October 25, 2022

Rise in child RSV cases may cause hospital capacity strain in the winter

By: Tarsilla Moura

Editor's Note

A “sharp rise” in cases of respiratory syncytial virus (RSV) this fall is worrying staff at US hospitals, who fear what may happen to the capacity of hospitals and other healthcare facilities if RSV, influenza, and COVID-19 infections peak around the same time this winter, The Washington Post October 23 reports.

Capacity strains might disproportionally occur at children’s hospitals, the article noted. RSV, a common respiratory virus that mostly causes cold-like symptoms, primarily affects children; while adults can “usually brush off RSB in a week or two,” according to the article, young children have a harder time recovering. Because of their smaller airways, inflammation affects children more severely, and they are more likely to need oxygen or treatment at a healthcare facility.

According to the Centers for Disease Control and Prevention, some 58,000 children under 5 are hospitalized annually in the US because of RSV infection, and between 100 and 500 children under 5 die of RSV every year. Elizabeth Mack, head of the pediatric critical-care unit at the Medical University of South Carolina, told The Washington Post that “children’s hospitals…are drowning right now,” and that RSV is the most common reason why infants are hospitalized. According to Mack, the season for RSV usually starts in October, but the wave this year began as early as August.
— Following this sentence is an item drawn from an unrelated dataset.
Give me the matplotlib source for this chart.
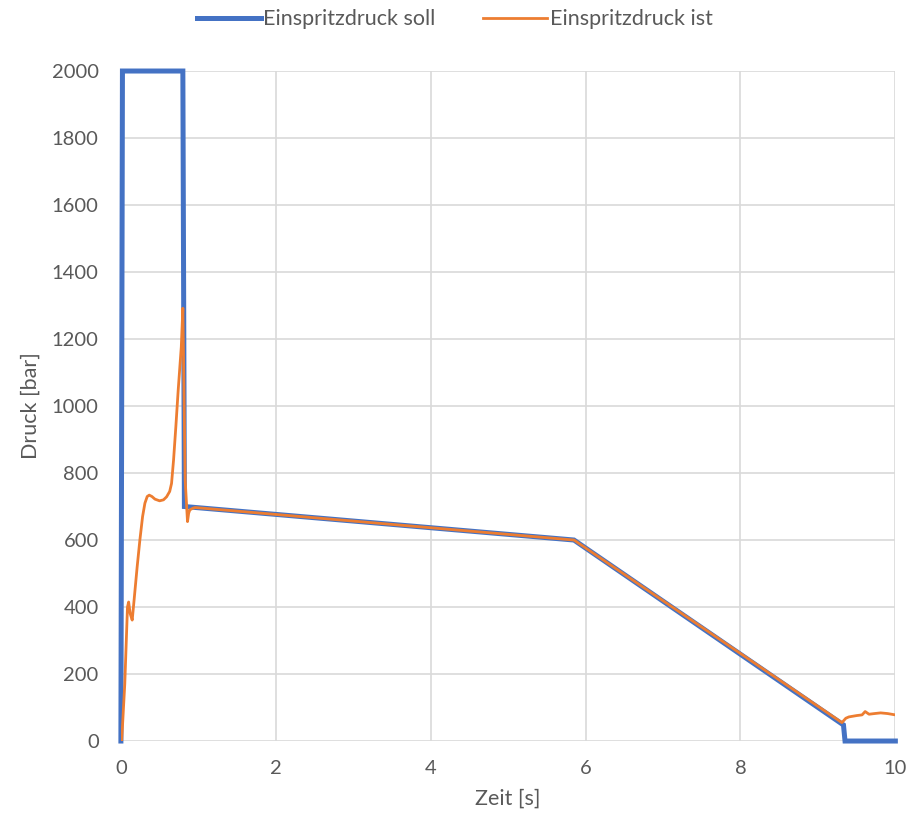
import matplotlib.pyplot as plt

# soll (setpoint) pressure profile
t_soll = [0.0, 0.02, 0.80, 0.82, 5.85, 9.33, 9.35, 10.0]
p_soll = [0, 2000, 2000, 700, 600, 48, 0, 0]

# ist (measured) pressure
t_ist = [0.01, 0.05, 0.085, 0.10, 0.12, 0.146, 0.17, 0.21, 0.245, 0.28, 0.31,
         0.34, 0.366, 0.40, 0.44, 0.50, 0.55, 0.59, 0.63, 0.654, 0.68, 0.71,
         0.74, 0.78, 0.80, 0.83, 0.86, 0.875, 0.89, 0.93, 0.96, 5.85,
         9.31, 9.36, 9.40, 9.50, 9.57, 9.61, 9.66, 9.73, 9.81, 9.90, 10.0]
p_ist = [0, 170, 400, 415, 380, 361, 420, 520, 600, 670, 710,
         730, 734, 730, 722, 717, 720, 729, 745, 769, 839, 940,
         1048, 1177, 1292, 779, 655, 680, 690, 695, 697, 600,
         55, 68, 72, 76, 78, 88, 80, 82, 84, 82, 78]

x_ticks = [0, 2, 4, 6, 8, 10]
y_ticks = list(range(0, 2001, 200))

plt.rcParams['font.family'] = ['Lato', 'DejaVu Sans']
txt = '#595959'

fig = plt.figure(figsize=(9.09, 8.23), dpi=100)
ax = fig.add_axes([0.133, 0.0996, 0.852, 0.8141])

ax.plot(t_soll, p_soll, color='#4472C4', lw=3.6, label='Einspritzdruck soll',
        solid_joinstyle='miter', zorder=3, clip_on=False)
ax.plot(t_ist, p_ist, color='#ED7D31', lw=2.0, label='Einspritzdruck ist', zorder=4)

ax.set_xlim(0, 10)
ax.set_ylim(0, 2000)
ax.set_xticks(x_ticks)
ax.set_yticks(y_ticks)
ax.grid(True, color='#D9D9D9', lw=1.2)
ax.set_axisbelow(True)
for s in ax.spines.values():
    s.set_visible(False)
ax.tick_params(length=0, labelsize=14.5, colors=txt)
ax.tick_params(axis='x', pad=14)
ax.tick_params(axis='y', pad=16)

ax.set_xlabel('Zeit [s]', fontsize=15.5, color=txt, labelpad=8)
ax.set_ylabel('Druck [bar]', fontsize=15.5, color=txt, labelpad=8)

fig.legend(loc='upper center', bbox_to_anchor=(0.5, 1.012), ncol=2, frameon=False,
           fontsize=15.5, labelcolor=txt, handlelength=3.0, handletextpad=0.1,
           columnspacing=2.2)

fig.savefig('out.png', dpi=100)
RSV symptoms include fever, runny nose, coughing, and difficult breathing, which makes it “almost impossible” to differentiate it from flu- or COVID-like symptoms, Thomas Murray, associate professor at Yale University School of Medicine who specializes in pediatric infectious disease, told The Washington Post. According to Murray, sanitizing areas frequently touched by children is recommended since RSV spreads more via surfaces rather than droplets.